SET EXERCISE:
Repeat everything from the first line of the listing below through the line that contains "plt.rcParams['hatch.linewidth'] = 0.9", exactly. Leave out pictures.

(Source records)
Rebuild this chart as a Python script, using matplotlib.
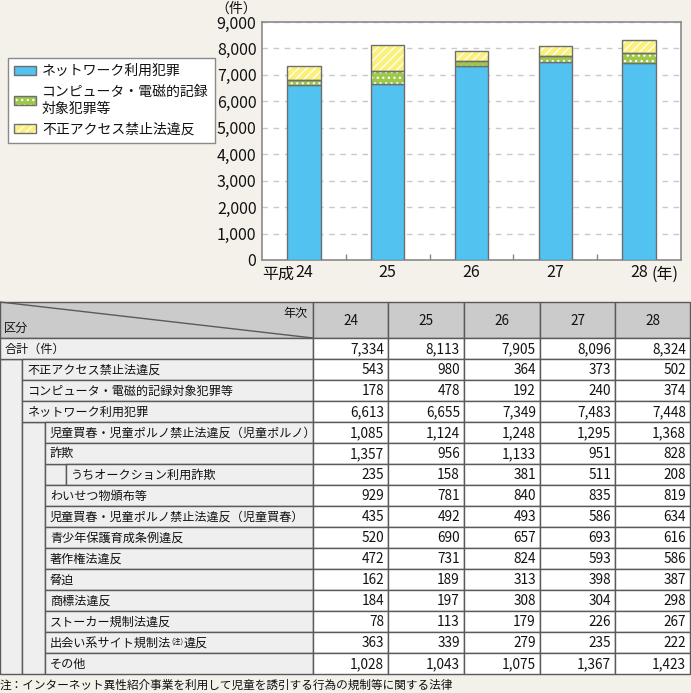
import matplotlib
matplotlib.use("Agg")
import matplotlib.pyplot as plt
from matplotlib.patches import Rectangle, Patch

plt.rcParams['font.family'] = ['Noto Sans CJK JP', 'DejaVu Sans']
plt.rcParams['hatch.linewidth'] = 0.9

# ---------------- data ----------------
years = ["24", "25", "26", "27", "28"]
row_labels = ["合計（件）", "不正アクセス禁止法違反", "コンピュータ・電磁的記録対象犯罪等",
              "ネットワーク利用犯罪", "児童買春・児童ポルノ禁止法違反（児童ポルノ）", "詐欺",
              "うちオークション利用詐欺", "わいせつ物頒布等", "児童買春・児童ポルノ禁止法違反（児童買春）",
              "青少年保護育成条例違反", "著作権法違反", "脅迫", "商標法違反", "ストーカー規制法違反",
              "出会い系サイト規制法|(注)|違反", "その他"]
row_levels = [0, 1, 1, 1, 2, 2, 3, 2, 2, 2, 2, 2, 2, 2, 2, 2]
h24 = [7334, 543, 178, 6613, 1085, 1357, 235, 929, 435, 520, 472, 162, 184, 78, 363, 1028]
h25 = [8113, 980, 478, 6655, 1124, 956, 158, 781, 492, 690, 731, 189, 197, 113, 339, 1043]
h26 = [7905, 364, 192, 7349, 1248, 1133, 381, 840, 493, 657, 824, 313, 308, 179, 279, 1075]
h27 = [8096, 373, 240, 7483, 1295, 951, 511, 835, 586, 693, 593, 398, 304, 226, 235, 1367]
h28 = [8324, 502, 374, 7448, 1368, 828, 208, 819, 634, 616, 586, 387, 298, 267, 222, 1423]
table_cols = [h24, h25, h26, h27, h28]

network = [c[3] for c in table_cols]
computer = [c[2] for c in table_cols]
access = [c[1] for c in table_cols]
legend_labels = ["ネットワーク利用犯罪", "コンピュータ・電磁的記録\n対象犯罪等", "不正アクセス禁止法違反"]
footnote = "注：インターネット異性紹介事業を利用して児童を誘引する行為の規制等に関する法律"

# ---------------- style ----------------
BG = '#f4f0ea'
BLUE = '#52c2f0'
GREEN = '#9dc84a'
YELLOW = '#fbf07a'
EDGE = '#6e6e6e'
GRIDC = '#c9c9c9'
HEADC = '#cbcbcb'
LABC = '#efefef'
LINEC = '#5a5a5a'
TXT = '#111111'

W, H = 691, 693
fig = plt.figure(figsize=(W / 100, H / 100), dpi=100, facecolor=BG)

# ---------------- table (pixel coordinates) ----------------
tab = fig.add_axes([0, 0, 1, 1])
tab.set_xlim(0, W)
tab.set_ylim(H, 0)
tab.axis('off')
tab.patch.set_alpha(0)

col_x = [313, 388, 464, 540, 615, 690]
indent = [0, 22, 45, 66]
top, head_bot, row_h = 302, 338, 21.0
lw = 1.0
LFS = 8.7
VFS = 9.8

def cell(x0, y0, x1, y1, fc):
    tab.add_patch(Rectangle((x0, y0), x1 - x0, y1 - y0, facecolor=fc,
                            edgecolor=LINEC, linewidth=lw))

# header
cell(0, top, col_x[0], head_bot, HEADC)
for j in range(5):
    cell(col_x[j], top, col_x[j + 1], head_bot, HEADC)
    tab.text((col_x[j] + col_x[j + 1]) / 2, (top + head_bot) / 2 + 1, years[j],
             ha='center', va='center', fontsize=VFS, color=TXT)
tab.plot([0, col_x[0]], [top, head_bot], color=LINEC, lw=1.0)
tab.text(col_x[0] - 5, 314, "年次", ha='right', va='center', fontsize=LFS, color=TXT)
tab.text(4, 328, "区分", ha='left', va='center', fontsize=LFS, color=TXT)

n = len(row_labels)
# merged left strips
for L in range(1, 4):
    i = 0
    while i < n:
        if row_levels[i] >= L:
            j = i
            while j + 1 < n and row_levels[j + 1] >= L:
                j += 1
            cell(indent[L - 1], head_bot + i * row_h, indent[L], head_bot + (j + 1) * row_h, LABC)
            i = j + 1
        else:
            i += 1

for i, (lab, lev) in enumerate(zip(row_labels, row_levels)):
    y0 = head_bot + i * row_h
    y1 = y0 + row_h
    yc = (y0 + y1) / 2 + 0.5
    cell(indent[lev], y0, col_x[0], y1, LABC)
    if '|' in lab:
        a, b, c = lab.split('|')
        t1 = tab.text(indent[lev] + 5, yc, a, ha='left', va='center', fontsize=LFS, color=TXT)
        t2 = tab.annotate(b, xy=(1, 0.62), xycoords=t1, ha='left', va='center',
                          fontsize=5.2, color=TXT)
        tab.annotate(c, xy=(1, 0.5), xycoords=(t2, t1), ha='left', va='center',
                     fontsize=LFS, color=TXT)
    else:
        tab.text(indent[lev] + 5, yc, lab, ha='left', va='center', fontsize=LFS, color=TXT)
    for j in range(5):
        cell(col_x[j], y0, col_x[j + 1], y1, 'white')
        tab.text(col_x[j + 1] - 4, yc, f"{table_cols[j][i]:,}", ha='right', va='center',
                 fontsize=VFS, color=TXT)

tab.text(0, 685, footnote, ha='left', va='center', fontsize=8.4, color=TXT)

# ---------------- bar chart ----------------
ax = fig.add_axes([262 / W, 1 - 260 / H, 419 / W, 238 / H])
ax.set_facecolor('white')
x = list(range(len(years)))
bw = 0.4

ax.bar(x, network, bw, color=BLUE, edgecolor=EDGE, linewidth=1.0, zorder=3)
bottom2 = network
ax.bar(x, computer, bw, bottom=bottom2, color=GREEN, edgecolor='white', hatch='...',
       linewidth=0, zorder=3)
ax.bar(x, computer, bw, bottom=bottom2, color='none', edgecolor=EDGE, linewidth=1.0, zorder=4)
bottom3 = [a + b for a, b in zip(network, computer)]
ax.bar(x, access, bw, bottom=bottom3, color=YELLOW, edgecolor='white', hatch='////',
       linewidth=0, zorder=3)
ax.bar(x, access, bw, bottom=bottom3, color='none', edgecolor=EDGE, linewidth=1.0, zorder=4)

TFS = 11.5
ax.set_xlim(-0.5, 4.5)
ax.set_ylim(0, 9000)
ax.set_yticks(range(0, 9001, 1000))
ax.set_yticklabels([f"{v:,}" for v in range(0, 9001, 1000)], fontsize=TFS, color=TXT)
ax.tick_params(axis='y', length=0, pad=4)
ax.set_xticks(x)
ax.set_xticklabels(years, fontsize=TFS, color=TXT)
ax.tick_params(axis='x', which='major', length=0, pad=3)
ax.set_xticks([0.5, 1.5, 2.5, 3.5], minor=True)
ax.tick_params(axis='x', which='minor', direction='in', length=4, color='#888', width=1)
ax.yaxis.grid(True, linestyle=(0, (4, 4)), color=GRIDC, linewidth=1.0, zorder=1)
ax.set_axisbelow(True)
for s in ax.spines.values():
    s.set_color('#8a8a8a')
    s.set_linewidth(1.2)

# prefix/suffix for x labels
ax.annotate("平成", xy=(0, 0), xycoords=('data', 'axes fraction'), xytext=(-7, -10.5),
            textcoords='offset points', ha='right', va='center', fontsize=TFS, color=TXT)
ax.annotate("(年)", xy=(4, 0), xycoords=('data', 'axes fraction'), xytext=(9, -10.5),
            textcoords='offset points', ha='left', va='center', fontsize=TFS, color=TXT)
fig.text(236 / W, 1 - 9 / H, "（件）", ha='center', va='center', fontsize=10, color=TXT)

# legend
h1 = Patch(facecolor=BLUE, edgecolor=EDGE, linewidth=1.0)
h2 = (Patch(facecolor=GREEN, edgecolor='white', hatch='...', linewidth=0),
      Patch(facecolor='none', edgecolor=EDGE, linewidth=1.0))
h3 = (Patch(facecolor=YELLOW, edgecolor='white', hatch='////', linewidth=0),
      Patch(facecolor='none', edgecolor=EDGE, linewidth=1.0))
leg = fig.legend([h1, h2, h3], legend_labels, loc='upper left',
                 bbox_to_anchor=(8 / W, 1 - 58 / H), frameon=True, fancybox=False,
                 edgecolor='#8a8a8a', facecolor='white', framealpha=1, fontsize=10,
                 handlelength=1.6, handleheight=0.6, handletextpad=0.4,
                 borderpad=0.45, labelspacing=0.5, borderaxespad=0)
for t in leg.get_texts():
    t.set_color(TXT)
leg.get_frame().set_linewidth(1.0)

fig.savefig("out.png", dpi=100, facecolor=BG)
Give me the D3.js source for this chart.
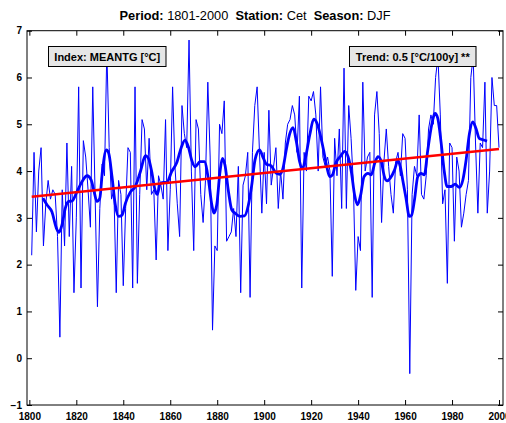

COMPLETE ANSWER:
Rebuild this chart as a Python script, using matplotlib.
import matplotlib
matplotlib.use("Agg")
import matplotlib.pyplot as plt
from matplotlib.patches import Rectangle, Patch

plt.rcParams['font.family'] = ['Noto Sans CJK JP', 'DejaVu Sans']
plt.rcParams['hatch.linewidth'] = 0.9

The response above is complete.